# Mini Lop Rabbit and 5 Syrian Hamsters



## Hamstersx (Sep 28, 2010)

Hello,

Unfortunately Im having to rehome my pets due to financial issues.

I want my pets to go to loving homes only where they will be treated right and loved for the rest of their lifes.

First, I have A mini lop Black Rabbit, Medium sized, he is 7 months old. has had his vac's' all done . due in November for myxi. and VHD next year. He has had the snuffles but has been treated and all cleared up. hes a sweet bunny that is just looking for a new owner.

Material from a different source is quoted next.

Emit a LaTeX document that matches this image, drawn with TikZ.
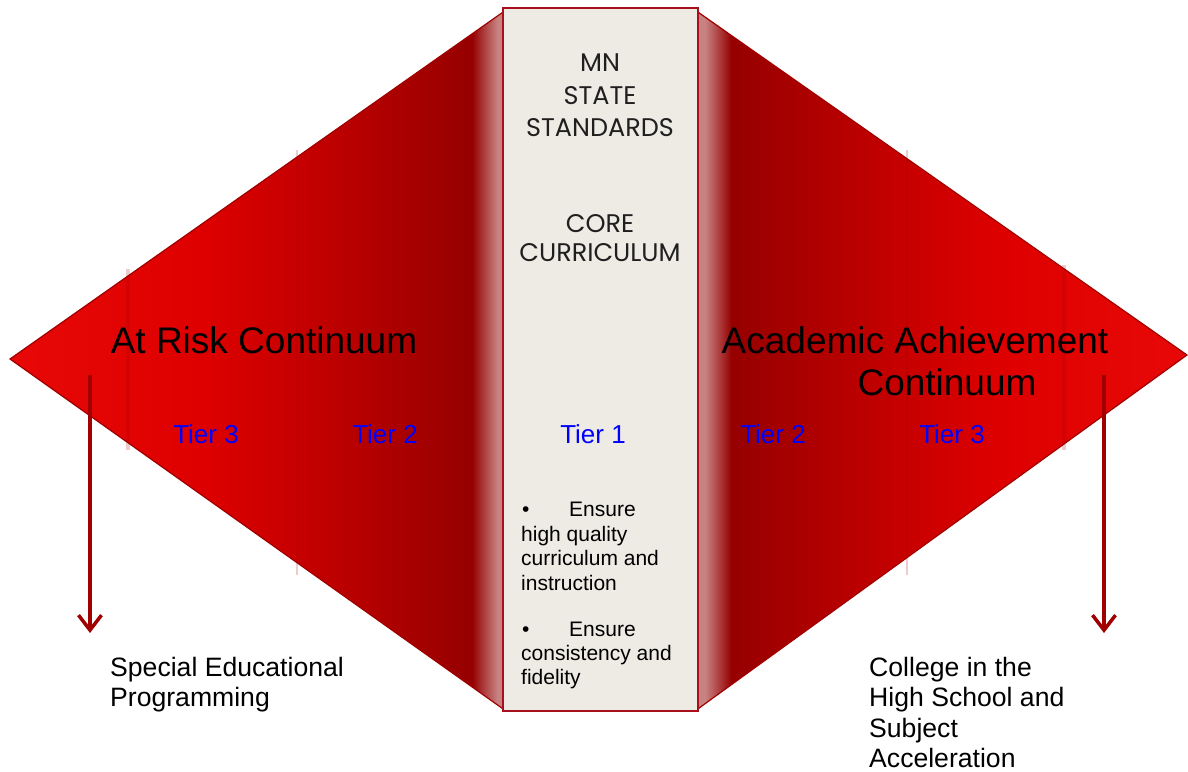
\documentclass[tikz,border=0pt]{standalone}
\usepackage{fontspec}
\setmainfont{Liberation Sans}
\newfontfamily\gothicfont{Poppins}
\usetikzlibrary{arrows.meta}
\definecolor{tipred}{HTML}{E80808}
\definecolor{brightred}{HTML}{DE0000}
\definecolor{midred}{HTML}{C60000}
\definecolor{deepred}{HTML}{AA0000}
\definecolor{darkred}{HTML}{960000}
\definecolor{palered}{HTML}{C88282}
\definecolor{edgered}{HTML}{A00000}
\definecolor{rimred}{HTML}{A8101E}
\definecolor{panelgray}{HTML}{EEEBE5}
\definecolor{tierblue}{HTML}{0000FF}
\tikzset{
  edge/.style={draw=edgered, line width=1.2pt, line join=miter},
  panel/.style={fill=panelgray, draw=rimred, line width=2.6pt},
  faint/.style={draw=edgered, draw opacity=0.2},
  downarrow/.style={draw=edgered, line width=3.5pt, -{Straight Barb[length=15pt,width=23pt]}},
  gothic/.style={font=\gothicfont\fontsize{25.5}{30}\selectfont, text=black!88, inner sep=0pt, anchor=base},
  bigtext/.style={font=\fontsize{37}{44}\selectfont, inner sep=0pt, anchor=base},
  tier/.style={font=\fontsize{26}{30}\selectfont, text=tierblue, inner sep=0pt, anchor=base},
  bottomtext/.style={font=\fontsize{26.6}{30}\selectfont, inner sep=0pt, anchor=base west},
  bullettext/.style={font=\fontsize{21}{24}\selectfont, inner sep=0pt, anchor=base west}
}
\begin{document}
\begin{tikzpicture}[x=1pt,y=-1pt]
\useasboundingbox (0,0) rectangle (1188,771);
% left triangle
\coordinate (ltip) at (10,359);
\coordinate (ltop) at (506,10);
\coordinate (lbot) at (506,711);
\begin{scope}
  \clip (ltip) -- (ltop) -- (lbot) -- cycle;
  \shade[left color=tipred, right color=brightred] (0,0) rectangle (200.5,771);
  \shade[left color=brightred, right color=midred] (200,0) rectangle (300.5,771);
  \shade[left color=midred, right color=deepred] (300,0) rectangle (400.5,771);
  \shade[left color=deepred, right color=darkred] (400,0) rectangle (472.5,771);
  \shade[left color=darkred, right color=palered] (472,0) rectangle (497.5,771);
  \fill[palered] (497,0) rectangle (507,771);
\end{scope}
\draw[edge] (ltop) -- (ltip) -- (lbot);
% right triangle
\coordinate (rtip) at (1187,355);
\coordinate (rtop) at (695,10);
\coordinate (rbot) at (695,711);
\begin{scope}
  \clip (rtip) -- (rtop) -- (rbot) -- cycle;
  \fill[palered] (690,0) rectangle (705.5,771);
  \shade[left color=palered, right color=darkred] (705,0) rectangle (731.5,771);
  \shade[left color=darkred, right color=deepred] (731,0) rectangle (800.5,771);
  \shade[left color=deepred, right color=midred] (800,0) rectangle (900.5,771);
  \shade[left color=midred, right color=brightred] (900,0) rectangle (1000.5,771);
  \shade[left color=brightred, right color=tipred] (1000,0) rectangle (1190,771);
\end{scope}
\draw[edge] (rtop) -- (rtip) -- (rbot);
% faint separators
\coordinate (f1a) at (128,269); \coordinate (f1b) at (128,450);
\coordinate (f2a) at (297,150); \coordinate (f2b) at (297,575);
\coordinate (f3a) at (907,150); \coordinate (f3b) at (907,575);
\coordinate (f4a) at (1064,265); \coordinate (f4b) at (1064,450);
\draw[faint, line width=4pt] (f1a) -- (f1b);
\draw[faint, line width=2pt] (f2a) -- (f2b);
\draw[faint, line width=2pt] (f3a) -- (f3b);
\draw[faint, line width=4pt] (f4a) -- (f4b);
% central panel
\node[panel, minimum width=195pt, minimum height=703pt, inner sep=0pt] (core) at (600.5,359.5) {};
% panel headings
\node[gothic] (mn) at (600,71) {MN};
\node[gothic] (state) at (600,104) {STATE};
\node[gothic] (standards) at (600,136) {STANDARDS};
\node[gothic] (corehead) at (600,232) {CORE};
\node[gothic] (curric) at (600,261) {CURRICULUM};
% big labels
\node[bigtext] (atrisk) at (264,353) {At Risk Continuum};
\node[bigtext] (acad) at (915,353) {Academic Achievement};
\node[bigtext] (cont) at (947,395) {Continuum};
% tiers
\node[tier] (t3l) at (206,443) {Tier 3};
\node[tier] (t2l) at (385,443) {Tier 2};
\node[tier] (t1) at (593,443) {Tier 1};
\node[tier] (t2r) at (773,443) {Tier 2};
\node[tier] (t3r) at (952,443) {Tier 3};
% bullets
\node[bullettext] (b1a) at (521,516) {\makebox[48pt][l]{\hspace{1pt}•}Ensure};
\node[bullettext] (b1b) at (521,541) {high quality};
\node[bullettext] (b1c) at (521,565) {curriculum and};
\node[bullettext] (b1d) at (521,590) {instruction};
\node[bullettext] (b2a) at (521,636) {\makebox[48pt][l]{\hspace{1pt}•}Ensure};
\node[bullettext] (b2b) at (521,660) {consistency and};
\node[bullettext] (b2c) at (521,684) {fidelity};
% arrows
\coordinate (la0) at (90,375); \coordinate (la1) at (90,633);
\coordinate (ra0) at (1104,375); \coordinate (ra1) at (1104,633);
\draw[downarrow] (la0) -- (la1);
\draw[downarrow] (ra0) -- (ra1);
% bottom texts
\node[bottomtext] (sp1) at (110,676) {Special Educational};
\node[bottomtext] (sp2) at (110,706) {Programming};
\node[bottomtext] (co1) at (869,676) {College in the};
\node[bottomtext] (co2) at (869,706) {High School and};
\node[bottomtext] (co3) at (869,737) {Subject};
\node[bottomtext] (co4) at (869,767) {Acceleration};
\end{tikzpicture}
\end{document}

I also have 5 Syrian Hamsters, 1 White boy, 1 Golden Girl, 1 White and Cream banded girl, 1 White and light browny boy and 1 White and golden girl.

If anyone can offer a loving home or want more information please get in touch by emailing me or posting on here.

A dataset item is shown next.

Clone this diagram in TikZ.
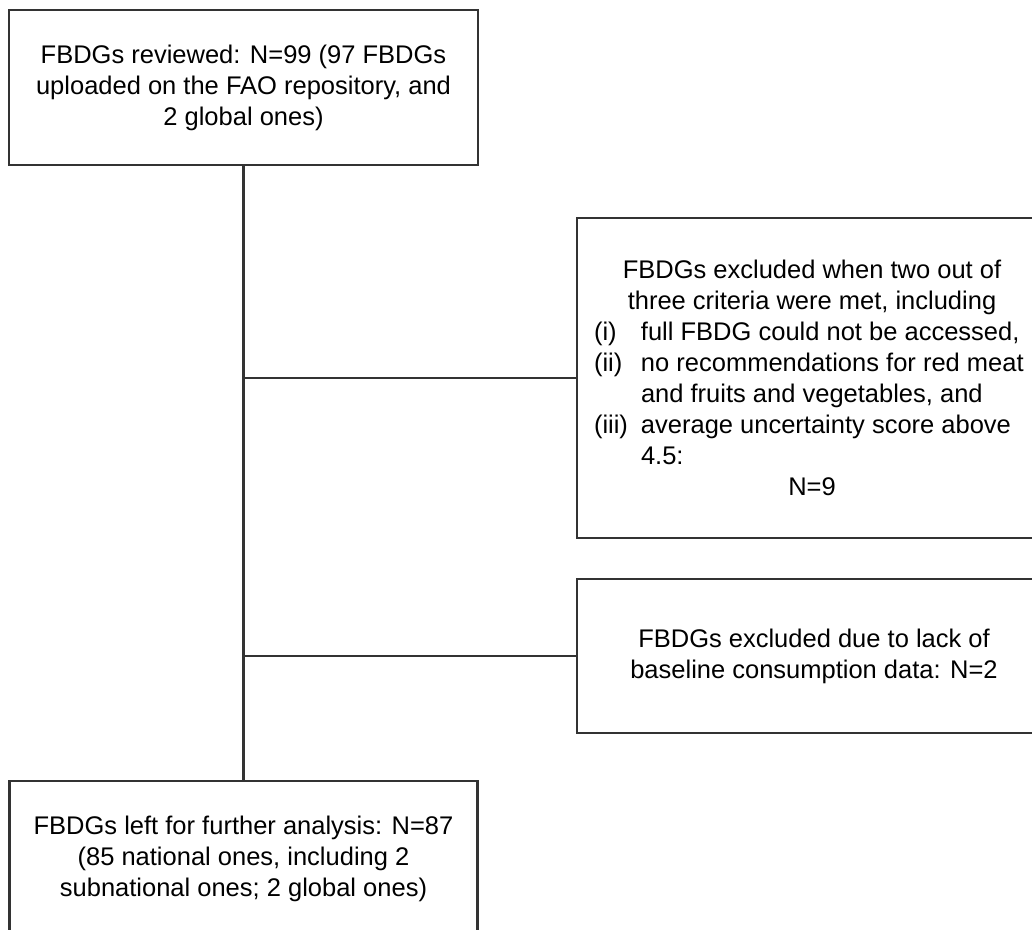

If you want cages or the hutch there will be a charge but if you just want the animals they are free, but I will need to see a picture of your set up.

Thank you


----------



## Hamstersx (Sep 28, 2010)

Im in Kent.


----------



## nattymariax (Sep 1, 2010)

I'd love to rescue a new Syrian but Kent is a near 4 hour drive  booo


----------



## Wizzizz (Nov 2, 2007)

are these still looking for homes??


----------